Tuesday, April 21, 2009

The Helmsman

The Helmsman is an early adopter, he's got more gadgets and gizmos than you can shake a stick at and he collects apps like bottle caps. When I first met him, I thought to myself, this guy has the cleanest, emptiest desktop I've ever seen. Not a paper in sight. He kept all his work on the machine. And his shelves? Bare. He sat under the florescent light and tapped away on his keys. He was on time, he made decisions, he traveled light. If you had an appointment with The Helmsman, you better not be late.

He was the computer book king back when people still bought computer books in bookstores. Nothing was intuitive, the learning curves were steep. Before Windows, before Office. The early days of Lotus and Wordperfect. Before the huey was gooey. You had assistants type up your memos and bring 'em over to your desk for editing. It might've been slow, but the work got done. No reason to hit a recall button, no pounding on the delete key all day.

When you wanted to talk to someone you'd phone them or get up and go visit them. It was nice -- you knew what your colleagues looked like. Meetings were less frequent, you didn't need to touch base all the time. The Helmsman hated meetings, he would stand in the back of the room and sneak out if the discussion got off track. "I can't stand hot air," he said. "I've got things to do."

He's still just as impatient -- if you wanna follow him, you gotta do it on Twitter. California, London, Hoboken, home. He likes his Pom and he likes his wine. He's got a Helmsman's appetite for the good things in life and is always on the look-out for The Hot New Thing. Just don't talk to him about books. He doesn't read.

He says he's never seen it this bad -- sales have fallen off a cliff. "It's time to hunker down and weather the storm. So far no one's slitting their wrists, but we still got three quarters to go. Thank god for text books and their margins." I ask him about the Sony and the Kindle. "I've played with 'em and they're okay, but I want the functionality of the iPhone. Besides, I'm the wrong guy to ask, I don't read."

"Didja see that Steve Johnson piece in the
Wall Street Journal? First he says e-books are great, you can recreate a whole lifetime's library, then he says your ability to get immersed in the world of a linear book will be 'compromised.' He goes on to claim that e-books are great cause you'll be part of a wonderful on-going conversation, building your own never-ending annotated reading group guide, but then he cautions that a playlist of literature's best chapters will never work the way a music greatest hits playlist does. And I love it when he talks about a la carte pricing for modular books. You think he's joking?"

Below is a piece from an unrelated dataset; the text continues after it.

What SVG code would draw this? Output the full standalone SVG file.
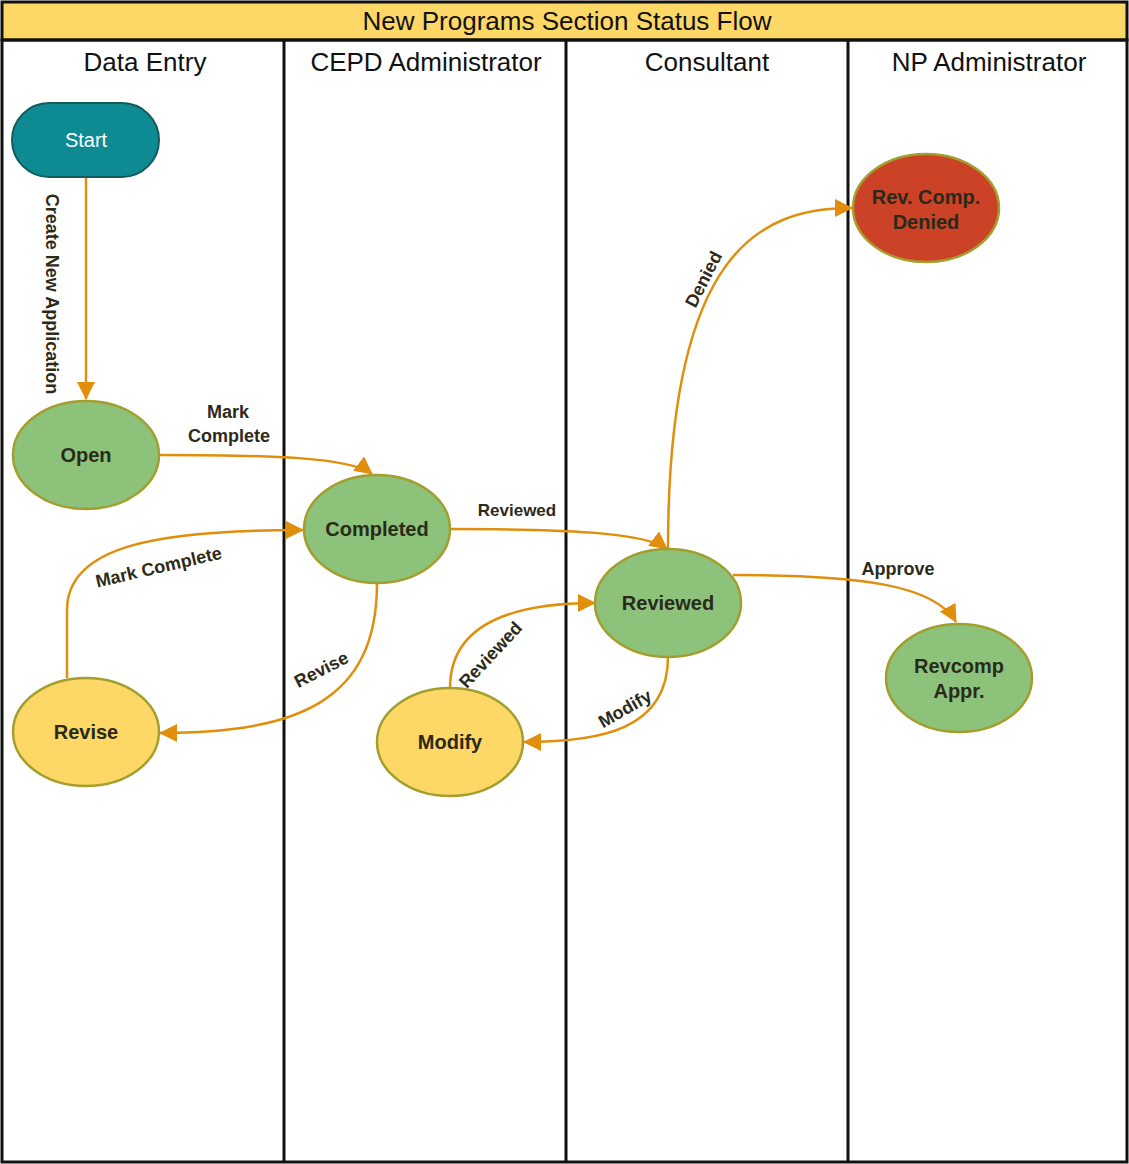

"One thing's for sure: if e-books become the norm, three quarters of the industry will be out on the street collecting unemployment. I think e-books're being promoted mostly by people who don't like books. Those who can't discriminate. A news clipping, a snippet of Tolstoy, someone ranting in a blog, advertising copy -- it's all the same to them." This is The Helmsman talking -- the guy who doesn't read. "Search optimization, Google rankings, those are the important things now. Traditional marketing is dead. I'm obsolete. We're all obsolete. I think this calls for another drink." These days, poot, all over Manhattan, fabled island of big-time publishing, middle-aged men and women are thinking the same damn thing, whether they say it out loud or not.

1 comment:

  1. The Steve Johnson article was all over the map. I think the focus a book takes to read is critical and compromising that last bastion of linear experience is a big deal. It seems as though we are fated to jump headlong into this experiment regardless of the ramifications. I'm sick of google searches and Amazon rankings. Just give me a decent book for crying out loud.